--- How to Make Money Shorting Stocks (And Why Most People Lose) | CurvedTrading

How to Make Money Shorting Stocks (And Why Most People Lose)

A realistic guide to profiting from short selling stocks. Covers what works, what does not, the specific strategies profitable short sellers use, and the mistakes that cause most short sellers to lose money.

How to Make Money Shorting Stocks (And Why Most People Lose)

The Honest Truth About Making Money Shorting Stocks

Most people who try short selling lose money. That is not a scare tactic. That is the math.

Stocks have a long-term upward bias. The S&P 500 has returned roughly 10% annually over the past century. When you short sell, you are fighting that tide. You are swimming upstream. It is doable, but you need to be selective, disciplined, and faster than the average trader.

Think of it like playing defense in basketball. The offense has the advantage because they know the play. The defense has to react. Short sellers are the defense of the stock market. You can make great plays, but you have to be sharp.

The traders who make money shorting do these things consistently. The ones who lose money do the opposite.

What Profitable Short Sellers Do Right

They Trade Weak Stocks, Not Strong Ones

The number one mistake beginners make is shorting a strong stock because “it is too high.” Price alone is not a reason to short. NVDA at $900 is not a short just because the number looks big. Strong stocks can get stronger for months.

Profitable short sellers target stocks showing genuine weakness:

They Use the Market Direction

The easiest money in short selling comes on days when the overall market is falling. When the S&P 500 and Nasdaq are selling off, the weakest stocks in the weakest sectors get hammered the hardest.

Shorting a weak stock on a weak market day is like surfing with the current. Shorting a weak stock on a strong market day is like surfing against it. Same ocean, very different experience.

They Keep Tight Stop Losses

Every profitable short seller has a hard stop. Not a mental stop. A real stop loss order in the system. Because when shorts go wrong, they go wrong fast. A stock can spike 10% in 30 seconds on a short squeeze, and if you do not have a stop, a $200 loss becomes a $2,000 loss before you can blink.

The math is simple: risk $0.20 to make $0.50. That is a 2.5:1 reward-to-risk ratio. Even if you are wrong 50% of the time, you still make money over time.

They Size Positions Small

Because the risk on shorts is theoretically unlimited, smart short sellers use smaller position sizes than they do on longs. If you normally trade 1,000 shares on a long position, consider 500-700 shares on a short.

This is not being timid. This is recognizing that shorts have asymmetric risk. You want your wins to be normal-sized and your losses to be smaller than normal. Position sizing is how you achieve that.

They Focus on One Sector

Just like you should focus on one sector for long trades, specializing in a sector for short selling gives you an edge. You learn the patterns, you know the names, you recognize when something is breaking down before the general market notices.

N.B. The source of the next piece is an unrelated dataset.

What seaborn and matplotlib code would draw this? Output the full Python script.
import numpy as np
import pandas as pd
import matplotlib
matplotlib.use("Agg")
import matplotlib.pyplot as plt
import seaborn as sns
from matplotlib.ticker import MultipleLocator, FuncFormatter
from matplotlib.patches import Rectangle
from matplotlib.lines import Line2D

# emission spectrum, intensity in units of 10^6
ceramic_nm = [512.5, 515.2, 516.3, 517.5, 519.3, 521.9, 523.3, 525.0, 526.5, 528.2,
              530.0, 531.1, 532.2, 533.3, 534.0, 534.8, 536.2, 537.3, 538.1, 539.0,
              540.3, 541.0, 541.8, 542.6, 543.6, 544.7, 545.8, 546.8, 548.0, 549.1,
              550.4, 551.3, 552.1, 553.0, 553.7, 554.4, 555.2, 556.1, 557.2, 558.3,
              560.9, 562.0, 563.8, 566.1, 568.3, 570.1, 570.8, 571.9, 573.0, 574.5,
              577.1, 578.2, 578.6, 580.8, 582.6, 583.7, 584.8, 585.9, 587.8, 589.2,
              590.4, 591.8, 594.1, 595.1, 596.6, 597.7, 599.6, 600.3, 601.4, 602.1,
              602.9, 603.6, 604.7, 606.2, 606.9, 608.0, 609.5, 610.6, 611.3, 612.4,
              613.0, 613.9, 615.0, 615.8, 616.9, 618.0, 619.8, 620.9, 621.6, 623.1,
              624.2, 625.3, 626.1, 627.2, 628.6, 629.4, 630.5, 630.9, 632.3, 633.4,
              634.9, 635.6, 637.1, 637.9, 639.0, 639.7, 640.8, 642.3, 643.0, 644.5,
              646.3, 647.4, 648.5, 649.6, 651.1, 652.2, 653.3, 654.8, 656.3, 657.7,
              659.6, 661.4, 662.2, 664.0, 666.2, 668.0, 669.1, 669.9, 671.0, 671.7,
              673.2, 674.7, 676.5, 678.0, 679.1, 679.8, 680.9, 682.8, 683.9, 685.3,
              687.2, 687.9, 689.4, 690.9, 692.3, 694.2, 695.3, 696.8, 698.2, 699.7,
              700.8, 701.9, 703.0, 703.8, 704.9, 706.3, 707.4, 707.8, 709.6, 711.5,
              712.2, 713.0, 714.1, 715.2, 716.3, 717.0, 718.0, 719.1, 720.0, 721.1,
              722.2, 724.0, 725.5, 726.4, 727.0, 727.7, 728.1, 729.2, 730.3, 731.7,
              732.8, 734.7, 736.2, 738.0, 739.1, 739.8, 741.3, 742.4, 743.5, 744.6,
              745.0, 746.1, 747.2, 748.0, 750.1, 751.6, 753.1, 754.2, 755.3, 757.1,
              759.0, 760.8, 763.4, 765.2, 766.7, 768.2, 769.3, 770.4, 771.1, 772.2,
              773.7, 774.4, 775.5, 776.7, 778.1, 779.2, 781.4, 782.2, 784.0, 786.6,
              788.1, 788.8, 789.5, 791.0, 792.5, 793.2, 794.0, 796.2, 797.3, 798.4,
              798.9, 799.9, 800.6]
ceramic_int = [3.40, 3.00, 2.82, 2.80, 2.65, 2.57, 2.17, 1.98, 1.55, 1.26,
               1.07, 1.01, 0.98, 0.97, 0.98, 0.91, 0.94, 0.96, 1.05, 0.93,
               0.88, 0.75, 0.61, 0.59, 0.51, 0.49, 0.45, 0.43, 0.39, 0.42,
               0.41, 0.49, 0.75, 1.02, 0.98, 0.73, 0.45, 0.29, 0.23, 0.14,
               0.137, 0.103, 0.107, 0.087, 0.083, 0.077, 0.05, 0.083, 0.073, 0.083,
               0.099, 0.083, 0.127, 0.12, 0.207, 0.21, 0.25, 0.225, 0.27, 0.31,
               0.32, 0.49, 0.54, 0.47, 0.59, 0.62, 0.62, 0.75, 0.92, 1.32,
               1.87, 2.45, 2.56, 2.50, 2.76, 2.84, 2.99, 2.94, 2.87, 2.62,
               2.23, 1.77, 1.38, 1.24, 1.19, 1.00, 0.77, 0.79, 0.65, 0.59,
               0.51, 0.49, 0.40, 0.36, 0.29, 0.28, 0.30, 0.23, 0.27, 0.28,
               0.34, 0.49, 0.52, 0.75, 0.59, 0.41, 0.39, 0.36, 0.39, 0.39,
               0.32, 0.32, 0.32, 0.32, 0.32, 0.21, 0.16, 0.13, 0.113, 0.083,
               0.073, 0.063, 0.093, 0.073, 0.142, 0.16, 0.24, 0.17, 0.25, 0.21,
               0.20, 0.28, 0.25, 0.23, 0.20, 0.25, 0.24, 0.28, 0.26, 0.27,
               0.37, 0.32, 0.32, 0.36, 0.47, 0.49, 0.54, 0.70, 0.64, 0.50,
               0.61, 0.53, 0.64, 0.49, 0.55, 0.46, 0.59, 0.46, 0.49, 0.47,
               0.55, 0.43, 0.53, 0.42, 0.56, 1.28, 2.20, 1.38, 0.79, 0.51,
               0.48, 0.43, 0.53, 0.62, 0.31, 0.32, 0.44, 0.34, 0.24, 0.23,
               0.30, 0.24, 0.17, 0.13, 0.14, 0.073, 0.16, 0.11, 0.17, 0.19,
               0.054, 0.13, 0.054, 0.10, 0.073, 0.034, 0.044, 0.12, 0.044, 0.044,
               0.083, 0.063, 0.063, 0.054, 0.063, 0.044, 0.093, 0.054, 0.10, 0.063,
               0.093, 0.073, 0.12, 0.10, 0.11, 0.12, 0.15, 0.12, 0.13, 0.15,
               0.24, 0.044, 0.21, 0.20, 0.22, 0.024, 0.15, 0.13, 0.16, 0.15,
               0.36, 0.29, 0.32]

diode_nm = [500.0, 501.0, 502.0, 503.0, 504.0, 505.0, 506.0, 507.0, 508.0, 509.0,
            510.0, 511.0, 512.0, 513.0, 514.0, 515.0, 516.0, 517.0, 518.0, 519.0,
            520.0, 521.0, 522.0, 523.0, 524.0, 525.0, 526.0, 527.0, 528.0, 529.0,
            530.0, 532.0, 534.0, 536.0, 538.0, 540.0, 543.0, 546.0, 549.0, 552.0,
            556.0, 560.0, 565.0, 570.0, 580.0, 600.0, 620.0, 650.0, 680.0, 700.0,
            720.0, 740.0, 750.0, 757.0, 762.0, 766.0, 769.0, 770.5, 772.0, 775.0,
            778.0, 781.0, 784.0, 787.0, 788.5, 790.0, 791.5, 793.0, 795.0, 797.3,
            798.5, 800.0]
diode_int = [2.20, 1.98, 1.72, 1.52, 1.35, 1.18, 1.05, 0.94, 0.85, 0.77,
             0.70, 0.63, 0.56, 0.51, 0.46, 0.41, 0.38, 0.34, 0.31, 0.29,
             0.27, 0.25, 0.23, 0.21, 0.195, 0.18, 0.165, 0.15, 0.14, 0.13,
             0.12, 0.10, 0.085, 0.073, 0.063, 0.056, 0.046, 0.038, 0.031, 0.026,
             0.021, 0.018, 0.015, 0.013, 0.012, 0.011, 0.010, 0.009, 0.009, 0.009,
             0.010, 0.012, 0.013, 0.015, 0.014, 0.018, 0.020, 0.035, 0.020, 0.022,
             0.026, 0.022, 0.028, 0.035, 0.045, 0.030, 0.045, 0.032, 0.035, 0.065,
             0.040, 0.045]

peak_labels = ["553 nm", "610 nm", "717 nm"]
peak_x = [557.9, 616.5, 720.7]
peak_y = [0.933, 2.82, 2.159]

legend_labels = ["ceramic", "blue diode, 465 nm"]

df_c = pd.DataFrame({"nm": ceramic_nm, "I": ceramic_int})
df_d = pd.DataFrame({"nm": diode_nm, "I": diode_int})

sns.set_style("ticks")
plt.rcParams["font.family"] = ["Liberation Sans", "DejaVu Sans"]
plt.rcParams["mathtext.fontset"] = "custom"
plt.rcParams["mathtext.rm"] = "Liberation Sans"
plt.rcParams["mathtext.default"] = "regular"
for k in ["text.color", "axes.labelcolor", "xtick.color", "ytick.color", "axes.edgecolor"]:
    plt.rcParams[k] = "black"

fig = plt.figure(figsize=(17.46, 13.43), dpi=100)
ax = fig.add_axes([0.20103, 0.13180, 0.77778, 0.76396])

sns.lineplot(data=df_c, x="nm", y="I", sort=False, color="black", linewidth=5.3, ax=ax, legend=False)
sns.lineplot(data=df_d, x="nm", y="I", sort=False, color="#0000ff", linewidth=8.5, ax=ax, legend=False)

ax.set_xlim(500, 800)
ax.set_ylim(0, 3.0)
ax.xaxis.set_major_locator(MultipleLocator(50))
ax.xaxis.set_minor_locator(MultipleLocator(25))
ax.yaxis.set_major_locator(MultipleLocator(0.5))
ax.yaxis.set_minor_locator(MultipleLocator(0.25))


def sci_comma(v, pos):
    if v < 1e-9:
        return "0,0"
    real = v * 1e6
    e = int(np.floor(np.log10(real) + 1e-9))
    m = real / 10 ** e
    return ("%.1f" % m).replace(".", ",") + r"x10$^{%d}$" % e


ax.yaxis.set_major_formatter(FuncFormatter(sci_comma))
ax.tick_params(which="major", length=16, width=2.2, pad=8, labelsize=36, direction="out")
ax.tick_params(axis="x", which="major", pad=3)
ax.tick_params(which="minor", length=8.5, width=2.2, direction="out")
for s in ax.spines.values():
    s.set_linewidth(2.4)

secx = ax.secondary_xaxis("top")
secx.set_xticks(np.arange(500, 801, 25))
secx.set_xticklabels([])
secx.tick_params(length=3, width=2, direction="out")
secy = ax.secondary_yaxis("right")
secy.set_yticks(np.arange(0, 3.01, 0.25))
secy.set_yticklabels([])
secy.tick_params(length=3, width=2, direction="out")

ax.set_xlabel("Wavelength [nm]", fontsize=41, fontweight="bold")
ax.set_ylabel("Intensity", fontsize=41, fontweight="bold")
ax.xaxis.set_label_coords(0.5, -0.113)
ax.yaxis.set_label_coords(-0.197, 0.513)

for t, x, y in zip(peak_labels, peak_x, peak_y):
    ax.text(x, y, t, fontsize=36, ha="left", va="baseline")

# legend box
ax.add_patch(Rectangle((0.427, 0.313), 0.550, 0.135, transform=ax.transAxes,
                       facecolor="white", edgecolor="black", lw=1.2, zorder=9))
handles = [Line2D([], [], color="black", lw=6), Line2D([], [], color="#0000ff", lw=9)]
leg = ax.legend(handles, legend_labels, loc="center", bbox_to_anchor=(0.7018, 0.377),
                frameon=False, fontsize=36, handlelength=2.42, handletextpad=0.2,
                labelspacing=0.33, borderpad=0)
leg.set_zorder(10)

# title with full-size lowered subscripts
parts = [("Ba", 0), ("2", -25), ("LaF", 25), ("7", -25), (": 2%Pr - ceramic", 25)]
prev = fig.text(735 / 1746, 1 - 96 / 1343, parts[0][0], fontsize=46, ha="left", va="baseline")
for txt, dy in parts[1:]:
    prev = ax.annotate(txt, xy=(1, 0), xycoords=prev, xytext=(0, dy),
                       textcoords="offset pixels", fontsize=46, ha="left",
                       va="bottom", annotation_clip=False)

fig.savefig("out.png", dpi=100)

What Losing Short Sellers Do Wrong

Shorting into strength. “This stock is up 40% in two days, it HAS to come down.” No, it does not. Momentum can persist far longer than your account can survive. Wait for confirmation of weakness before shorting.

No stop loss. “I will just wait it out.” Famous last words. A stock you shorted at $20 that goes to $50 has cost you $30 per share. That is a 150% loss on your entry. Waiting it out does not work when the loss has no ceiling.

Averaging into losers. “It is even more overextended now, I will add more.” This is the single fastest way to blow up a trading account. Adding to a losing short is pouring gasoline on a fire.

Ignoring short interest. Shorting a stock with 45% short interest is asking to get squeezed. Check the SI before every short trade.

Ignoring borrow costs. Paying 100% annualized borrow on a stock you plan to hold for a week means you need a massive move just to break even. The fees eat your profits silently.

The Short Selling Strategy for Beginners

If you are new to shorting, here is the exact approach I recommend:

  1. Only short when the overall market (SPY, QQQ) is red for the day
  2. Find the weakest stock in the weakest sector using your scanner
  3. Wait for it to fail at VWAP on a rally attempt
  4. Confirm with Level 2 showing sellers dominating
  5. Enter short with a stop above the most recent high
  6. Target the next support level or prior day low
  7. Take profits at your target. Do not get greedy.

Practice this on paper for 30 days before risking real money. Log every trade. Build your screen time. Develop the pattern recognition that separates profitable shorts from blowups.

Short selling is not for everyone. But for disciplined traders who respect the risk, it doubles the number of opportunities in any market. Bull market, bear market, sideways market. When you can trade both directions, you always have a play.


Disclaimer: This article is for educational purposes only and does not constitute financial advice. Short selling involves substantial risk of loss and is not suitable for all investors. Always consult a qualified financial advisor before making trading decisions.